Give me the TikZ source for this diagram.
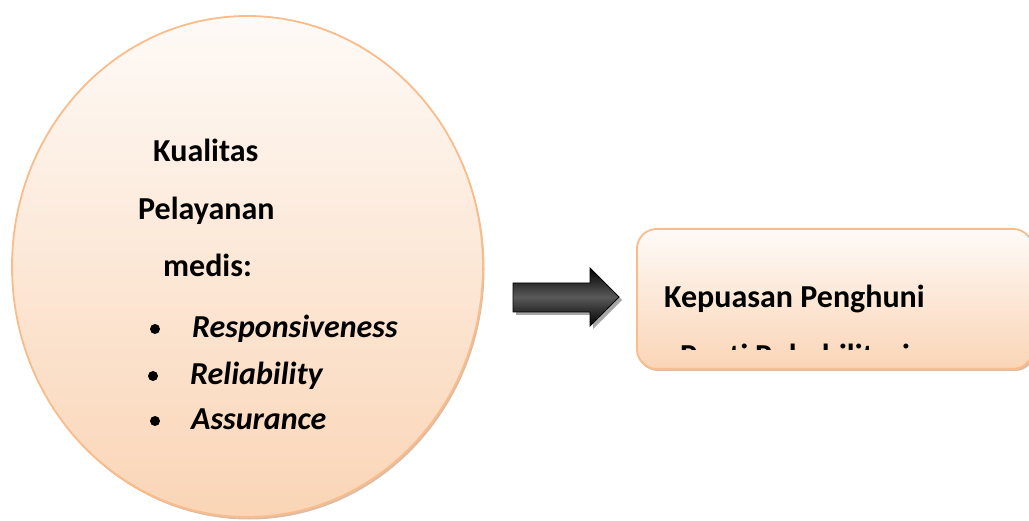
\documentclass[tikz,border=0pt]{standalone}
\usepackage{fontspec}
\setmainfont{Carlito}
\usetikzlibrary{shapes.geometric}
\definecolor{peachtop}{RGB}{254,250,247}
\definecolor{peachbot}{RGB}{250,213,182}
\definecolor{peachline}{RGB}{249,188,138}
\definecolor{peachshadow}{RGB}{205,160,125}
\tikzset{
  lbl/.style={anchor=base west, inner sep=0pt, font=\fontsize{32}{32}\selectfont\bfseries},
  itm/.style={anchor=base west, inner sep=0pt, font=\fontsize{32}{32}\selectfont\bfseries\itshape},
  bul/.style={circle, fill=black, inner sep=0pt, minimum size=10pt},
  peach/.style={draw=peachline, line width=1.8pt, top color=peachtop, bottom color=peachbot},
  shadowfill/.style={fill=peachshadow, opacity=0.7},
}
\begin{document}
\begin{tikzpicture}[x=1pt,y=-1pt]
\useasboundingbox (0,0) rectangle (1029,521);
% ellipse
\fill[shadowfill] (249,269) ellipse [x radius=235.5, y radius=250.5];
\node[ellipse, peach, minimum width=471pt, minimum height=501pt, inner sep=0pt] (ell) at (247.5,266.5) {};
\node[lbl] (t1) at (153,162) {Kualitas};
\node[lbl] (t2) at (138,220) {Pelayanan};
\node[lbl] (t3) at (163,277) {medis:};
\node[bul] (b1) at (155,329) {};
\node[bul] (b2) at (153,376) {};
\node[bul] (b3) at (155,421) {};
\node[itm] (i1) at (192,338) {Responsiveness};
\node[itm] (i2) at (190,385) {Reliability};
\node[itm] (i3) at (191,430) {Assurance};
% arrow
\fill[gray!70] (516,286) -- (593,286) -- (593,271) -- (622,300) -- (593,329) -- (593,315) -- (516,315) -- cycle;
\shade[top color=black, bottom color=black, middle color=gray!70!black, draw=black, line width=0.8pt]
  (513,283) -- (590,283) -- (590,268) -- (619,297) -- (590,326) -- (590,312) -- (513,312) -- cycle;
% rectangle
\fill[shadowfill, rounded corners=20pt] (638,231) rectangle (1035,371);
\node[rectangle, rounded corners=20pt, peach, minimum width=396pt, minimum height=140pt, inner sep=0pt, anchor=north west] (box) at (636,228) {};
\node[lbl] (k1) at (664,308) {Kepuasan Penghuni};
\begin{scope}
\clip (640,230) rectangle (1029,350);
\node[lbl] (k2) at (680,367) {Panti Rehabilitasi};
\end{scope}
\end{tikzpicture}
\end{document}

# BRIEF
Repeat the data in full and exactly. Omit pictures.

# RESULT OF THE EXERCISE
Give me the TikZ source for this diagram.
\documentclass[tikz,border=0pt]{standalone}
\usepackage{fontspec}
\setmainfont{Carlito}
\usetikzlibrary{shapes.geometric}
\definecolor{peachtop}{RGB}{254,250,247}
\definecolor{peachbot}{RGB}{250,213,182}
\definecolor{peachline}{RGB}{249,188,138}
\definecolor{peachshadow}{RGB}{205,160,125}
\tikzset{
  lbl/.style={anchor=base west, inner sep=0pt, font=\fontsize{32}{32}\selectfont\bfseries},
  itm/.style={anchor=base west, inner sep=0pt, font=\fontsize{32}{32}\selectfont\bfseries\itshape},
  bul/.style={circle, fill=black, inner sep=0pt, minimum size=10pt},
  peach/.style={draw=peachline, line width=1.8pt, top color=peachtop, bottom color=peachbot},
  shadowfill/.style={fill=peachshadow, opacity=0.7},
}
\begin{document}
\begin{tikzpicture}[x=1pt,y=-1pt]
\useasboundingbox (0,0) rectangle (1029,521);
% ellipse
\fill[shadowfill] (249,269) ellipse [x radius=235.5, y radius=250.5];
\node[ellipse, peach, minimum width=471pt, minimum height=501pt, inner sep=0pt] (ell) at (247.5,266.5) {};
\node[lbl] (t1) at (153,162) {Kualitas};
\node[lbl] (t2) at (138,220) {Pelayanan};
\node[lbl] (t3) at (163,277) {medis:};
\node[bul] (b1) at (155,329) {};
\node[bul] (b2) at (153,376) {};
\node[bul] (b3) at (155,421) {};
\node[itm] (i1) at (192,338) {Responsiveness};
\node[itm] (i2) at (190,385) {Reliability};
\node[itm] (i3) at (191,430) {Assurance};
% arrow
\fill[gray!70] (516,286) -- (593,286) -- (593,271) -- (622,300) -- (593,329) -- (593,315) -- (516,315) -- cycle;
\shade[top color=black, bottom color=black, middle color=gray!70!black, draw=black, line width=0.8pt]
  (513,283) -- (590,283) -- (590,268) -- (619,297) -- (590,326) -- (590,312) -- (513,312) -- cycle;
% rectangle
\fill[shadowfill, rounded corners=20pt] (638,231) rectangle (1035,371);
\node[rectangle, rounded corners=20pt, peach, minimum width=396pt, minimum height=140pt, inner sep=0pt, anchor=north west] (box) at (636,228) {};
\node[lbl] (k1) at (664,308) {Kepuasan Penghuni};
\begin{scope}
\clip (640,230) rectangle (1029,350);
\node[lbl] (k2) at (680,367) {Panti Rehabilitasi};
\end{scope}
\end{tikzpicture}
\end{document}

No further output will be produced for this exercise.